Sumario: | In Peru the agro-export boom has determined a major shift of large farmers
from traditional agro-industrial crops (coffee and cotton) to new agribusinesses
(asparagus, oranges, avocados, apples). These dynamics have left room for the small
farmers to enter the traditional agro-industrial sector, or into new niche markets as in
the case of native cotton. On the North coast of Peru the cultivation of the native and
naturally coloured cotton (Gossypium Barbadense spp. locally called algodón El País)
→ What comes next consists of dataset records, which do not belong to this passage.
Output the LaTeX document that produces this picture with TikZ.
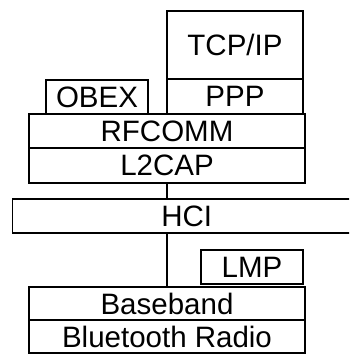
\documentclass[tikz,border=0pt]{standalone}
\usepackage{fontspec}
\setmainfont{Liberation Sans}
\usepackage{tikz}
\usetikzlibrary{positioning,calc}

\begin{document}
\begin{tikzpicture}[
    x=1pt,
    y=-1pt,
    layer/.style={draw, line width=1.4pt, inner sep=0pt, font=\fontsize{29.5}{30}\selectfont, minimum width=276pt, minimum height=34pt},
    small/.style={layer, minimum width=102pt},
    link/.style={line width=1.4pt}
]
\useasboundingbox (0,0) rectangle (349,354);
\clip (0,0) rectangle (349,354);

% upper protocols
\node[layer, minimum width=136pt, minimum height=68pt] (tcpip) at (235,45) {TCP/IP};
\node[layer, minimum width=136pt, minimum height=35pt] (ppp) at (235,96.5) {PPP};
\node[small] (obex) at (97,97) {OBEX};
\node[layer] (rfcomm) at (167,131) {RFCOMM};
\node[layer, minimum height=35pt] (l2cap) at (167,165.5) {L2CAP};

% host controller interface
\node[layer, minimum width=360pt, anchor=west] (hci) at (12,216) {\hspace{-12pt}HCI};

% lower layers
\node[small] (lmp) at (252,267) {LMP};
\node[layer, minimum height=33pt] (baseband) at (167,303.5) {Baseband};
\node[layer, minimum height=33pt] (radio) at (167,336.5) {Bluetooth Radio};

\draw[link] (l2cap.south) -- (l2cap.south |- hci.north);
\draw[link] (baseband.north |- hci.south) -- (baseband.north);
\end{tikzpicture}
\end{document}
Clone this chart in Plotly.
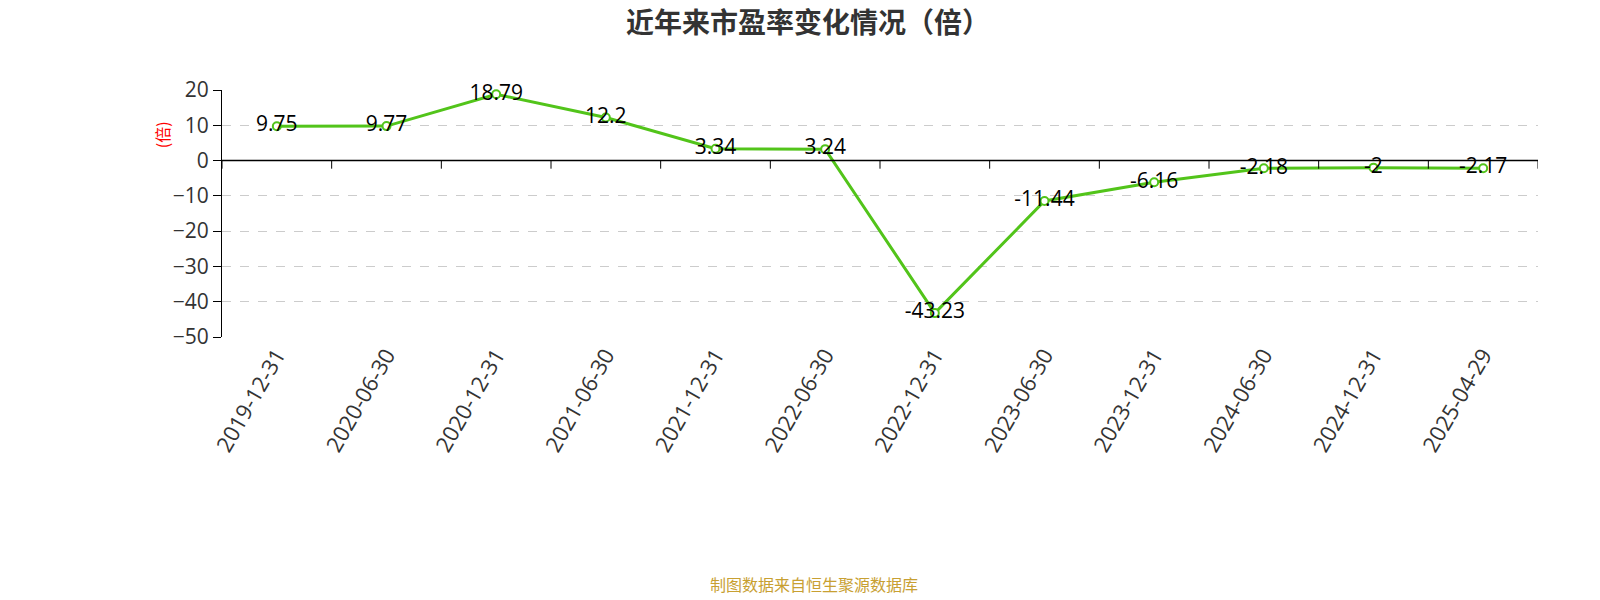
import plotly.graph_objects as go

dates = ["2019-12-31","2020-06-30","2020-12-31","2021-06-30","2021-12-31","2022-06-30",
         "2022-12-31","2023-06-30","2023-12-31","2024-06-30","2024-12-31","2025-04-29"]
pe = [9.75, 9.77, 18.79, 12.2, 3.34, 3.24, -43.23, -11.44, -6.16, -2.18, -2, -2.17]
labels = ["9.75","9.77","18.79","12.2","3.34","3.24","-43.23","-11.44","-6.16","-2.18","-2","-2.17"]
yticks = [20, 10, 0, -10, -20, -30, -40, -50]

cjk = "Noto Sans CJK SC"
lat = "Open Sans"
fig = go.Figure()
fig.add_trace(go.Scatter(
    x=dates, y=pe, mode="lines+markers+text", text=labels, textposition="middle center",
    textfont=dict(size=21, color="#000", family=lat),
    line=dict(color="#52c41a", width=3),
    marker=dict(size=8, color="white", line=dict(color="#52c41a", width=2)),
    cliponaxis=False, showlegend=False))

shapes = [dict(type="line", xref="x", yref="y", x0=i - 0.5, x1=i - 0.5, y0=0, y1=-2.3,
               line=dict(color="#000", width=1)) for i in range(len(dates) + 1)]
shapes.append(dict(type="line", xref="paper", yref="y", x0=0, x1=1, y0=0, y1=0,
                   line=dict(color="#000", width=1.5)))

fig.update_layout(
    width=1600, height=600, plot_bgcolor="white", paper_bgcolor="white",
    margin=dict(l=214, r=70, t=82, b=271),
    font=dict(family=lat, color="#333"),
    title=dict(text="<b>近年来市盈率变化情况（倍）</b>", x=0.5, y=0.975, xanchor="center",
               yanchor="middle", font=dict(size=28, color="#333", family=cjk)),
    shapes=shapes,
    xaxis=dict(type="category", tickangle=-60, tickfont=dict(size=22, color="#333", family=lat),
               showgrid=False, showline=False, ticks="", range=[-0.5, 11.5]),
    yaxis=dict(range=[-50, 20], tickvals=yticks, tickfont=dict(size=21, color="#333", family=lat),
               showgrid=True, gridcolor="#ccc", griddash="dash", zeroline=False,
               showline=True, linecolor="#000", ticks="outside", ticklen=8, tickcolor="#000"),
    annotations=[
        dict(text="(倍)", xref="paper", yref="paper", x=-0.045, y=0.82, textangle=-90,
             xanchor="center", yanchor="middle", showarrow=False,
             font=dict(size=16, color="red", family=cjk)),
        dict(text="制图数据来自恒生聚源数据库", xref="paper", yref="paper",
             x=0.45, y=-1.0, xanchor="center", yanchor="middle", showarrow=False,
             font=dict(size=16, color="#c8a032", family=cjk))],
)
fig.write_html("out.html")
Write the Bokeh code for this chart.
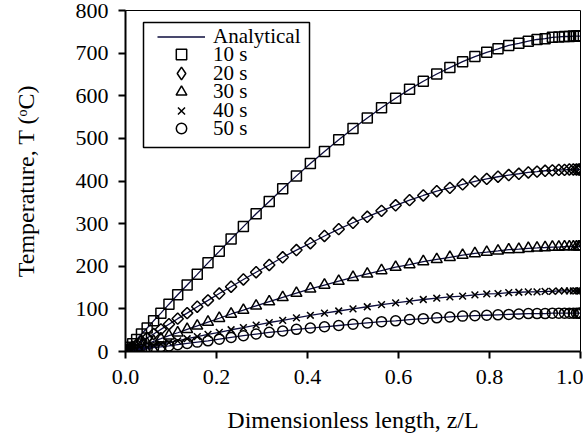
import math
from bokeh.plotting import figure
from bokeh.models import (Range1d, FixedTicker, PrintfTickFormatter, Legend, LegendItem,
                          BoxAnnotation, CDSView, IndexFilter)
from bokeh.embed import file_html
from bokeh.resources import INLINE

# Dimensionless length (node positions)
z = [0, 0.0010, 0.0039, 0.0089, 0.0157, 0.0245, 0.0351, 0.0476, 0.0618, 0.0778,
     0.0955, 0.1147, 0.1355, 0.1577, 0.1813, 0.2061, 0.2321, 0.2591, 0.2871, 0.3159,
     0.3455, 0.3757, 0.4063, 0.4373, 0.4686, 0.5, 0.5314, 0.5627, 0.5937, 0.6243,
     0.6545, 0.6841, 0.7129, 0.7409, 0.7679, 0.7939, 0.8187, 0.8423, 0.8645, 0.8853,
     0.9045, 0.9222, 0.9382, 0.9524, 0.9649, 0.9755, 0.9843, 0.9911, 0.9961, 0.9990, 1.0]

t10 = [0, 1, 5, 10, 18, 28, 41, 55, 72, 90, 111, 133, 156, 181, 208, 235, 264, 293, 323, 352,
       382, 412, 441, 469, 497, 523, 548, 572, 594, 615, 634, 651, 666, 680, 692, 702, 710, 718,
       723, 728, 732, 734, 737, 738, 739, 739, 740, 740, 740, 740, 740]
t20 = [0, 1, 3, 6, 11, 16, 24, 32, 41, 52, 64, 77, 90, 105, 120, 136, 152, 169, 186, 203,
       221, 238, 254, 271, 287, 302, 316, 330, 343, 355, 366, 376, 384, 392, 399, 405, 410, 414,
       417, 420, 422, 424, 425, 426, 426, 427, 427, 427, 427, 427, 427]
t30 = [0, 0, 2, 3, 6, 9, 14, 18, 24, 30, 37, 44, 52, 60, 69, 78, 88, 97, 107, 117,
       127, 137, 147, 156, 165, 174, 182, 190, 198, 204, 211, 216, 221, 226, 230, 233, 236, 239,
       240, 242, 243, 244, 245, 245, 246, 246, 246, 246, 246, 246, 246]
t40 = [0, 0, 1, 2, 4, 5, 8, 11, 14, 17, 21, 25, 30, 35, 40, 45, 51, 56, 62, 68,
       73, 79, 85, 90, 95, 100, 105, 110, 114, 118, 122, 125, 128, 130, 133, 135, 136, 138,
       139, 140, 140, 141, 141, 142, 142, 142, 142, 142, 142, 142, 142]
t50 = [0, 0, 1, 1, 2, 3, 5, 7, 9, 11, 13, 16, 19, 22, 25, 29, 33, 37, 41, 45,
       48, 52, 55, 58, 61, 64, 67, 70, 72, 75, 77, 79, 81, 83, 84, 85, 86, 87, 88, 89,
       89, 89, 90, 90, 90, 90, 90, 90, 90, 90, 90]

series_labels = ["10 s", "20 s", "30 s", "40 s", "50 s"]
series_values = [t10, t20, t30, t40, t50]
# (data marker, angle, size, legend marker or None if same)
marker_styles = [("square", 0.0, 10, None),
                 ("square", math.pi / 4, 8, "diamond"),
                 ("triangle", 0.0, 11, None),
                 ("x", 0.0, 9.5, None),
                 ("circle", 0.0, 10, None)]

x_ticks = [0.0, 0.2, 0.4, 0.6, 0.8, 1.0]
y_ticks = [0, 100, 200, 300, 400, 500, 600, 700, 800]

FONT = "Liberation Serif"

p = figure(width=583, height=439, output_backend="svg", toolbar_location=None,
           x_range=Range1d(0, 1), y_range=Range1d(0, 800),
           min_border_left=125, min_border_right=3, min_border_top=10, min_border_bottom=88)
p.background_fill_color = "white"
p.border_fill_color = "white"
p.outline_line_color = "black"
p.outline_line_width = 1
p.xgrid.visible = False
p.ygrid.visible = False

for ax in (p.xaxis[0], p.yaxis[0]):
    ax.axis_line_width = 2
    ax.axis_line_color = "black"
    ax.major_tick_line_color = "black"
    ax.major_tick_line_width = 2
    ax.major_tick_in = 0
    ax.major_tick_out = 7
    ax.minor_tick_line_color = None
    ax.major_label_text_font = FONT
    ax.major_label_text_font_size = "22px"
    ax.major_label_text_color = "black"
    ax.axis_label_text_font = FONT
    ax.axis_label_text_font_size = "24px"
    ax.axis_label_text_font_style = "normal"
    ax.axis_label_text_color = "black"

p.xaxis.ticker = FixedTicker(ticks=x_ticks)
p.xaxis.formatter = PrintfTickFormatter(format="%.1f")
p.yaxis.ticker = FixedTicker(ticks=y_ticks)
p.xaxis.major_label_standoff = 11
p.yaxis.major_label_standoff = 10
p.xaxis.axis_label = "Dimensionless length, z/L"
p.yaxis.axis_label = "Temperature, T (\u1d52C)"
p.xaxis.axis_label_standoff = 20
p.yaxis.axis_label_standoff = 34

line_color = "#0d0d3d"
line_renderers = []
legend_renderers = []
for ys, (marker, ang, size, lmarker) in zip(series_values, marker_styles):
    lr = p.line(z, ys, line_color=line_color, line_width=1.3)
    line_renderers.append(lr)
    sr = p.scatter(z, ys, marker=marker, angle=ang, size=size, fill_alpha=0,
                   line_color="black", line_width=1.5)
    if lmarker is None:
        legend_renderers.append(sr)
    else:
        # key renderer: only the first node (inside the origin cluster) is shown
        legend_renderers.append(p.scatter(z, ys, marker=lmarker, size=size, fill_alpha=0,
                                          line_color="black", line_width=1.5,
                                          view=CDSView(filter=IndexFilter(indices=[0]))))

# legend frame
box = BoxAnnotation(left=18, right=184, bottom=204, top=329,
                    left_units="screen", right_units="screen",
                    bottom_units="screen", top_units="screen",
                    fill_color="white", fill_alpha=1,
                    line_color="black", line_width=1.5, line_alpha=1)
p.add_layout(box)

row_labels = ["Analytical"] + series_labels
row_renderers = [line_renderers[0]] + legend_renderers
row_centers = [315, 297, 278, 260, 241, 223]   # px above the frame bottom
row_heights = [25, 26, 32, 27, 25, 26]
for lab, rend, yc, gh in zip(row_labels, row_renderers, row_centers, row_heights):
    lg = Legend(items=[LegendItem(label=lab, renderers=[rend])],
                location=(32, yc - gh / 2))
    lg.border_line_color = None
    lg.background_fill_alpha = 0
    lg.label_text_font = FONT
    lg.label_text_font_size = "21px"
    lg.label_text_color = "black"
    lg.glyph_width = 48
    lg.glyph_height = gh
    lg.label_height = gh
    lg.label_standoff = 8
    lg.spacing = 0
    lg.padding = 0
    lg.margin = 0
    p.add_layout(lg, "center")

open("out.html", "w").write(file_html(p, INLINE))
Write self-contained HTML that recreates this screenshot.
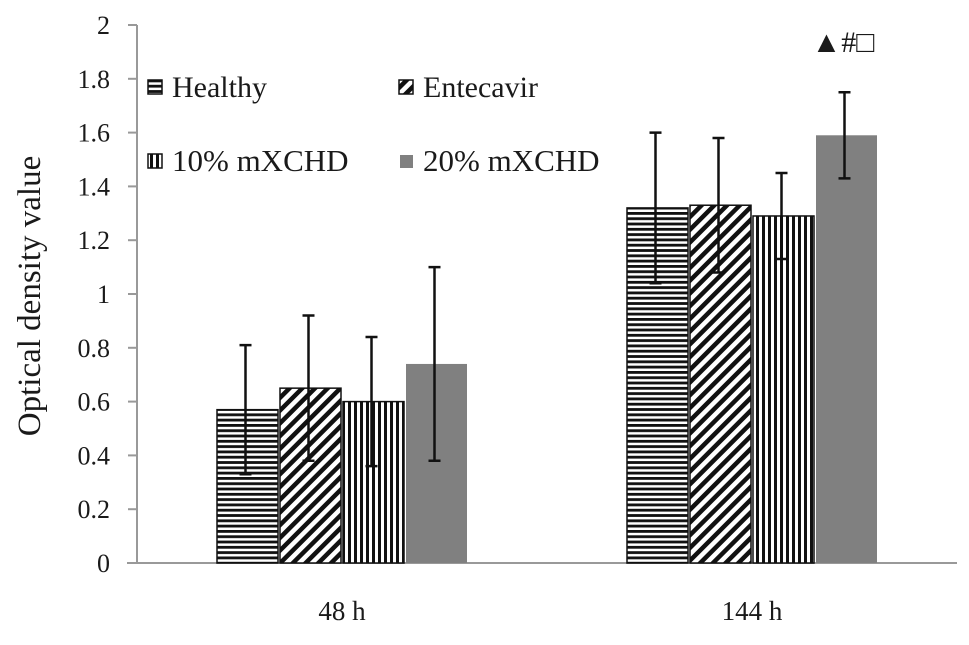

is part of the Moche indigenous culture (a local pre-Inca population). Since 1949
the Peruvian legal prohibition to produce native cotton, linked to the risk of genetic
contamination of the industrial white cotton cultivations, made the keeping of these
traditional varieties very difficult. Nevertheless the situation has totally changed since
2008 due to Regulation n° 29224 declaring native cotton as a genetic, ethnic and cultural
heritage of the country. This study analyses the economic feasibility of re-inserting the
native cotton as part of the agricultural production of 50 farmers on the North coast of
Peru, proposing a farm economic data analysis, scenario analysis and sensitivity analysis
based on OFAT (One Factor at A Time) methodology: the results attest that in all the
productive scenarios proposed (10%, 25% and 50% of the farm agricultural surface
growing native cotton) the average farm incomes are going to increase. Moreover the
sensitivity analysis attests that also in the worst conditions of a 10% decrease in the
native cotton price, the average farm incomes with native cotton are higher compared to
the business as usual scenario in all three productive scenarios proposed.